A 30-foot-wide pedestrian bridge, financed by the Vikings and Metro Transit, extends from the light rail platform over the tracks and a city street directly to the stadium’s main plaza. For drivers, more than 12,000 parking spaces in a mix of public and private parking structures are located within a 15-minute walk of the stadium.
The stadium also plays a role in the city’s prioritization of environmental stewardship. The facility’s design maximizes the use of natural light, LED technology and water saving strategies and recently achieved LEED Gold certification by the US Green Building Council (USGBC). The design also added nearly 37,000 square feet of new green space to downtown Minneapolis. That’s roughly equivalent to 20 community playgrounds.
Minneapolis officials have their sights set on revitalizing the Mississippi riverfront to connect residents and visitors to the water and its surrounding landscape. Underutilized greenway is being restructured to serve as an environmental corridor that links to trails and other destinations. Additionally, roadways are being renovated to improve the pedestrian and cyclist thoroughfare.

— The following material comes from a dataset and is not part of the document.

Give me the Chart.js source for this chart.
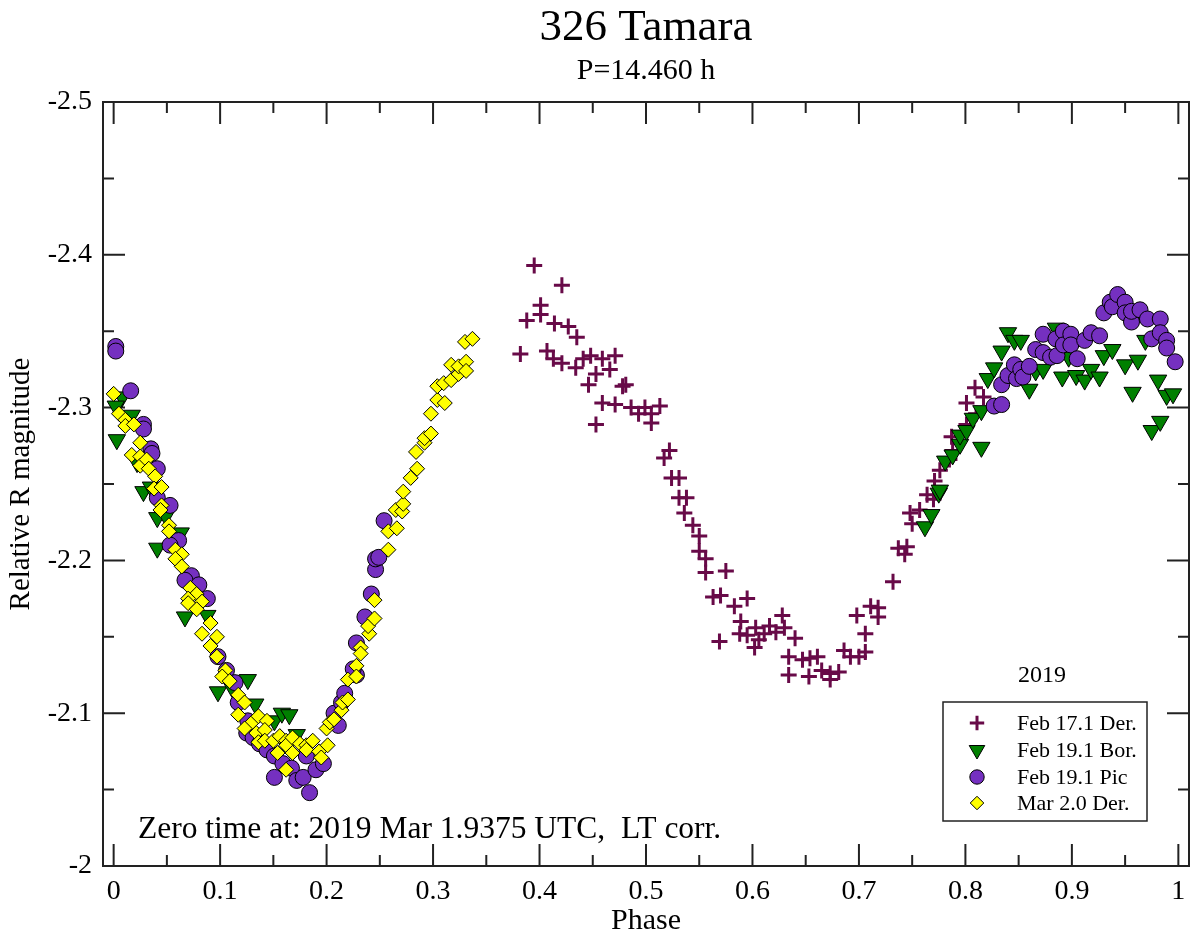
<!DOCTYPE html>
<html>
<head>
<meta charset="utf-8">
<title>326 Tamara</title>
<script src="https://cdn.jsdelivr.net/npm/chart.js@4.4.0/dist/chart.umd.min.js"></script>
<style>
  html, body { margin: 0; padding: 0; background: #fff; }
  #wrap { width: 1200px; height: 936px; position: relative; }
</style>
</head>
<body>
<div id="wrap"><canvas id="lc"></canvas></div>
<script>
// axis ticks
const xTicks = [0, 0.1, 0.2, 0.3, 0.4, 0.5, 0.6, 0.7, 0.8, 0.9, 1];
const xMinor = [0.05, 0.15, 0.25, 0.35, 0.45, 0.55, 0.65, 0.75, 0.85, 0.95];
const yTicks = [-2.5, -2.4, -2.3, -2.2, -2.1, -2];
const yMinor = [-2.45, -2.35, -2.25, -2.15, -2.05];

const seriesNames = ['Feb 17.1 Der.', 'Feb 19.1 Bor.', 'Feb 19.1 Pic', 'Mar 2.0 Der.'];

// Feb 17.1 Der. (plus)
const plusPhase = [0.395, 0.421, 0.401, 0.401, 0.388, 0.414, 0.427, 0.435, 0.382, 0.407,
  0.413, 0.421, 0.434, 0.441, 0.448, 0.459, 0.471, 0.453, 0.466, 0.446,
  0.478, 0.481, 0.459, 0.471, 0.486, 0.493, 0.499, 0.505, 0.513, 0.505,
  0.453, 0.522, 0.517, 0.524, 0.531, 0.531, 0.538, 0.536, 0.544, 0.550,
  0.550, 0.556, 0.556, 0.575, 0.563, 0.570, 0.569, 0.583, 0.595, 0.589,
  0.588, 0.595, 0.603, 0.602, 0.606, 0.611, 0.616, 0.622, 0.628, 0.630,
  0.640, 0.634, 0.634, 0.647, 0.654, 0.661, 0.653, 0.665, 0.673, 0.681,
  0.673, 0.686, 0.692, 0.700, 0.706, 0.706, 0.698, 0.711, 0.718, 0.718,
  0.732, 0.737, 0.745, 0.743, 0.750, 0.757, 0.764, 0.770, 0.771, 0.776,
  0.785, 0.788, 0.787, 0.801, 0.810, 0.801, 0.817, 0.809, 0.748];
const plusMag = [-2.393, -2.380, -2.367, -2.361, -2.357, -2.355, -2.353, -2.346, -2.335, -2.337,
  -2.332, -2.329, -2.326, -2.332, -2.334, -2.332, -2.334, -2.322, -2.325, -2.315,
  -2.314, -2.315, -2.303, -2.302, -2.300, -2.296, -2.300, -2.296, -2.301, -2.290,
  -2.289, -2.272, -2.267, -2.254, -2.254, -2.241, -2.241, -2.231, -2.223, -2.216,
  -2.206, -2.201, -2.192, -2.193, -2.176, -2.177, -2.147, -2.170, -2.175, -2.160,
  -2.152, -2.151, -2.156, -2.143, -2.148, -2.152, -2.157, -2.153, -2.164, -2.156,
  -2.149, -2.137, -2.125, -2.135, -2.136, -2.137, -2.124, -2.128, -2.126, -2.127,
  -2.122, -2.141, -2.137, -2.137, -2.140, -2.152, -2.164, -2.170, -2.169, -2.163,
  -2.186, -2.208, -2.209, -2.204, -2.224, -2.233, -2.243, -2.240, -2.252, -2.259,
  -2.266, -2.272, -2.281, -2.289, -2.296, -2.303, -2.307, -2.313, -2.231];

// Feb 19.1 Bor. (triangle down)
const triPhase = [0.008, 0.002, 0.017, 0.003, 0.022, 0.028, 0.035, 0.041, 0.049, 0.063,
  0.041, 0.067, 0.088, 0.098, 0.111, 0.126, 0.133, 0.151, 0.158, 0.165,
  0.172, 0.161,
  0.762, 0.768, 0.775, 0.776, 0.781, 0.788, 0.795, 0.795, 0.801, 0.807,
  0.815, 0.815, 0.821, 0.827, 0.834, 0.840, 0.846, 0.852, 0.860, 0.866,
  0.873, 0.885, 0.891, 0.897, 0.904, 0.912, 0.918, 0.926, 0.930, 0.938,
  0.950, 0.957, 0.962, 0.969, 0.975, 0.981, 0.983, 0.989, 0.995];
const triMag = [-2.307, -2.301, -2.295, -2.279, -2.264, -2.245, -2.248, -2.228, -2.229, -2.218,
  -2.208, -2.163, -2.164, -2.114, -2.117, -2.122, -2.106, -2.095, -2.100, -2.099,
  -2.086, -2.080,
  -2.222, -2.230, -2.244, -2.246, -2.265, -2.269, -2.276, -2.282, -2.285, -2.293,
  -2.298, -2.274, -2.319, -2.326, -2.337, -2.349, -2.344, -2.344, -2.312, -2.324,
  -2.325, -2.352, -2.320, -2.333, -2.321, -2.318, -2.325, -2.320, -2.334, -2.338,
  -2.328, -2.310, -2.331, -2.344, -2.285, -2.318, -2.291, -2.308, -2.309];

// Feb 19.1 Pic (circle)
const circPhase = [0.002, 0.002, 0.016, 0.028, 0.028, 0.035, 0.036, 0.041, 0.041, 0.053,
  0.061, 0.053, 0.073, 0.067, 0.080, 0.088, 0.098, 0.106, 0.114, 0.117,
  0.126, 0.125, 0.131, 0.137, 0.144, 0.151, 0.151, 0.159, 0.167, 0.172,
  0.178, 0.184, 0.190, 0.197, 0.181, 0.211, 0.207, 0.214, 0.217, 0.228,
  0.225, 0.228, 0.236, 0.242, 0.246, 0.246, 0.254, 0.249,
  0.827, 0.834, 0.834, 0.840, 0.846, 0.848, 0.852, 0.854, 0.860, 0.866,
  0.873, 0.880, 0.886, 0.873, 0.885, 0.892, 0.892, 0.899, 0.899, 0.905,
  0.912, 0.918, 0.926, 0.930, 0.936, 0.938, 0.943, 0.950, 0.950, 0.956,
  0.956, 0.964, 0.971, 0.983, 0.975, 0.983, 0.989, 0.989, 0.997];
const circMag = [-2.340, -2.337, -2.311, -2.289, -2.286, -2.273, -2.270, -2.260, -2.241, -2.236,
  -2.213, -2.210, -2.190, -2.187, -2.184, -2.175, -2.137, -2.128, -2.120, -2.107,
  -2.095, -2.087, -2.084, -2.080, -2.076, -2.072, -2.058, -2.067, -2.064, -2.056,
  -2.058, -2.048, -2.063, -2.067, -2.072, -2.092, -2.100, -2.107, -2.113, -2.125,
  -2.129, -2.146, -2.163, -2.178, -2.194, -2.201, -2.226, -2.202,
  -2.301, -2.302, -2.315, -2.321, -2.328, -2.319, -2.325, -2.320, -2.327, -2.338,
  -2.336, -2.333, -2.334, -2.348, -2.345, -2.350, -2.341, -2.348, -2.341, -2.332,
  -2.344, -2.349, -2.347, -2.362, -2.369, -2.366, -2.374, -2.369, -2.362, -2.356,
  -2.363, -2.364, -2.358, -2.358, -2.345, -2.349, -2.344, -2.339, -2.330];

// Mar 2.0 Der. (diamond)
const diaPhase = [0.000, 0.005, 0.011, 0.011, 0.019, 0.025, 0.017, 0.025, 0.025, 0.031,
  0.033, 0.039, 0.038, 0.045, 0.045, 0.044, 0.052, 0.052, 0.058, 0.064,
  0.058, 0.064, 0.072, 0.078, 0.070, 0.070, 0.083, 0.078, 0.091, 0.083,
  0.097, 0.091, 0.097, 0.105, 0.102, 0.109, 0.117, 0.123, 0.117, 0.130,
  0.136, 0.123, 0.144, 0.134, 0.142, 0.136, 0.142, 0.150, 0.156, 0.162,
  0.162, 0.154, 0.168, 0.175, 0.168, 0.181, 0.181, 0.187, 0.193, 0.195,
  0.201, 0.162, 0.200, 0.203, 0.207, 0.214, 0.215, 0.220, 0.220, 0.228,
  0.228, 0.232, 0.232, 0.240, 0.239, 0.245, 0.245, 0.258, 0.266, 0.265,
  0.271, 0.272, 0.272, 0.279, 0.285, 0.284, 0.292, 0.292, 0.298, 0.298,
  0.304, 0.311, 0.304, 0.310, 0.317, 0.317, 0.324, 0.324, 0.331, 0.331,
  0.330, 0.337, 0.258];
const diaMag = [-2.309, -2.296, -2.292, -2.288, -2.289, -2.277, -2.269, -2.268, -2.262, -2.266,
  -2.260, -2.255, -2.247, -2.248, -2.236, -2.233, -2.223, -2.219, -2.207, -2.204,
  -2.201, -2.196, -2.182, -2.178, -2.175, -2.172, -2.173, -2.168, -2.159, -2.152,
  -2.150, -2.144, -2.137, -2.128, -2.124, -2.121, -2.112, -2.107, -2.099, -2.094,
  -2.098, -2.090, -2.095, -2.087, -2.089, -2.081, -2.082, -2.082, -2.085, -2.082,
  -2.079, -2.074, -2.084, -2.080, -2.074, -2.079, -2.076, -2.082, -2.075, -2.071,
  -2.079, -2.063, -2.090, -2.094, -2.096, -2.102, -2.107, -2.109, -2.122, -2.131,
  -2.124, -2.143, -2.139, -2.152, -2.157, -2.162, -2.174, -2.219, -2.221, -2.233,
  -2.232, -2.237, -2.245, -2.254, -2.260, -2.271, -2.277, -2.280, -2.283, -2.296,
  -2.305, -2.303, -2.314, -2.316, -2.318, -2.328, -2.322, -2.327, -2.330, -2.324,
  -2.343, -2.345, -2.207];

const toPoints = (xs, ys) => xs.map((v, i) => ({x: v, y: ys[i]}));

const serif = '"Liberation Serif", "Times New Roman", "DejaVu Serif", serif';
Chart.defaults.font.family = serif;
Chart.defaults.color = '#000';

const styles = [
  {pointStyle: 'cross', radius: 8, rotation: 0, borderWidth: 3, color: '#680a48', border: '#680a48'},
  {pointStyle: 'triangle', radius: 10, rotation: 180, borderWidth: 1, color: '#008000', border: '#000'},
  {pointStyle: 'circle', radius: 8, rotation: 0, borderWidth: 1, color: '#7530c0', border: '#000'},
  {pointStyle: 'rectRot', radius: 7.5, rotation: 0, borderWidth: 1, color: '#ffff00', border: '#000'}
];

function dataset(i, points) {
  const s = styles[i];
  return {
    label: seriesNames[i],
    data: points,
    showLine: false,
    pointStyle: s.pointStyle,
    pointRadius: s.radius,
    pointRotation: s.rotation,
    pointBorderWidth: s.borderWidth,
    pointBackgroundColor: s.color,
    pointBorderColor: s.border,
    pointHoverRadius: s.radius,
    order: 4 - i
  };
}

// frame with inward major/minor ticks on all four sides
const framePlugin = {
  id: 'frame',
  beforeDatasetsDraw(chart) {
    const {ctx, chartArea: a, scales: {x, y}} = chart;
    ctx.save();
    ctx.strokeStyle = '#222';
    ctx.lineWidth = 2;
    ctx.strokeRect(a.left, a.top, a.right - a.left, a.bottom - a.top);
    ctx.beginPath();
    const vTick = (v, len) => {
      const px = x.getPixelForValue(v);
      ctx.moveTo(px, a.bottom); ctx.lineTo(px, a.bottom - len);
      ctx.moveTo(px, a.top); ctx.lineTo(px, a.top + len);
    };
    const hTick = (v, len) => {
      const py = y.getPixelForValue(v);
      ctx.moveTo(a.left, py); ctx.lineTo(a.left + len, py);
      ctx.moveTo(a.right, py); ctx.lineTo(a.right - len, py);
    };
    xTicks.forEach(v => vTick(v, 22));
    xMinor.forEach(v => vTick(v, 11));
    yTicks.forEach(v => hTick(v, 22));
    yMinor.forEach(v => hTick(v, 11));
    ctx.stroke();
    ctx.restore();
  }
};

// titles, note and legend box
const textPlugin = {
  id: 'texts',
  afterDraw(chart) {
    const {ctx, chartArea: a} = chart;
    const mid = (a.left + a.right) / 2;
    ctx.save();
    ctx.fillStyle = '#000';
    ctx.textAlign = 'center';
    ctx.textBaseline = 'middle';
    ctx.font = '45px ' + serif;
    ctx.fillText('326 Tamara', mid, 28);
    ctx.font = '30px ' + serif;
    ctx.fillText('P=14.460 h', mid, 71);

    ctx.textAlign = 'left';
    ctx.textBaseline = 'alphabetic';
    ctx.font = '31.5px ' + serif;
    ctx.fillText('Zero time at: 2019 Mar 1.9375 UTC,  LT corr.', 138, 838);

    // legend
    const bx = 943, by = 702, bw = 204, bh = 119;
    ctx.font = '24px ' + serif;
    ctx.textAlign = 'center';
    ctx.textBaseline = 'middle';
    ctx.fillText('2019', 1042, 676);
    ctx.fillStyle = '#fff';
    ctx.fillRect(bx, by, bw, bh);
    ctx.strokeStyle = '#222';
    ctx.lineWidth = 1.5;
    ctx.strokeRect(bx, by, bw, bh);
    ctx.textAlign = 'left';
    ctx.font = '22px ' + serif;
    const rows = [723, 750, 777, 803];
    seriesNames.forEach((name, i) => {
      const s = styles[i];
      ctx.save();
      ctx.fillStyle = s.color;
      ctx.strokeStyle = s.border;
      ctx.lineWidth = s.borderWidth;
      Chart.helpers.drawPoint(ctx, {
        pointStyle: s.pointStyle, radius: s.radius * 0.9,
        rotation: s.rotation, borderWidth: s.borderWidth
      }, 977, rows[i]);
      ctx.restore();
      ctx.fillStyle = '#000';
      ctx.fillText(name, 1017, rows[i] + 1);
    });
    ctx.restore();
  }
};

new Chart(document.getElementById('lc'), {
  type: 'scatter',
  data: {
    datasets: [
      dataset(0, toPoints(plusPhase, plusMag)),
      dataset(1, toPoints(triPhase, triMag)),
      dataset(2, toPoints(circPhase, circMag)),
      dataset(3, toPoints(diaPhase, diaMag))
    ]
  },
  options: {
    responsive: true,
    maintainAspectRatio: false,
    animation: false,
    layout: {padding: {top: 102, right: 7, left: 0, bottom: 0}},
    plugins: {
      legend: {display: false},
      tooltip: {enabled: false}
    },
    scales: {
      x: {
        type: 'linear',
        min: -0.01,
        max: 1.01,
        grid: {display: false},
        border: {display: false},
        afterBuildTicks: s => { s.ticks = xTicks.map(v => ({value: v})); },
        afterFit: s => { s.height = 70; },
        ticks: {
          padding: 1,
          font: {size: 28},
          color: '#000',
          maxRotation: 0,
          autoSkip: false,
          callback: v => String(v)
        },
        title: {
          display: true,
          text: 'Phase',
          font: {size: 30, lineHeight: 1},
          color: '#000',
          padding: {top: 0, bottom: 0}
        }
      },
      y: {
        type: 'linear',
        min: -2.5,
        max: -2,
        reverse: true,
        grid: {display: false},
        border: {display: false},
        afterBuildTicks: s => { s.ticks = yTicks.map(v => ({value: v})); },
        afterFit: s => { s.width = 103; },
        ticks: {
          padding: 3,
          font: {size: 28},
          color: '#000',
          autoSkip: false,
          callback: v => String(v)
        },
        title: {
          display: true,
          text: 'Relative R magnitude',
          font: {size: 29, lineHeight: 1},
          color: '#000',
          padding: {top: 7, bottom: 0}
        }
      }
    }
  },
  plugins: [framePlugin, textPlugin]
});
</script>
</body>
</html>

As designers, nothing is more gratifying to us than enhancing the quality of life and helping people flourish in the place they call home. So as the world descends on the North Star State in a few short weeks for the Super Bowl, Minnesotans have much to show off, though Midwesterners are generally humble by nature. The only thing they’d likely be inclined to crow about is if their beloved hometown Vikings advance through the playoffs to the title match up. A Super Bowl has never been played by the team whose city is hosting the game – now that would be something special.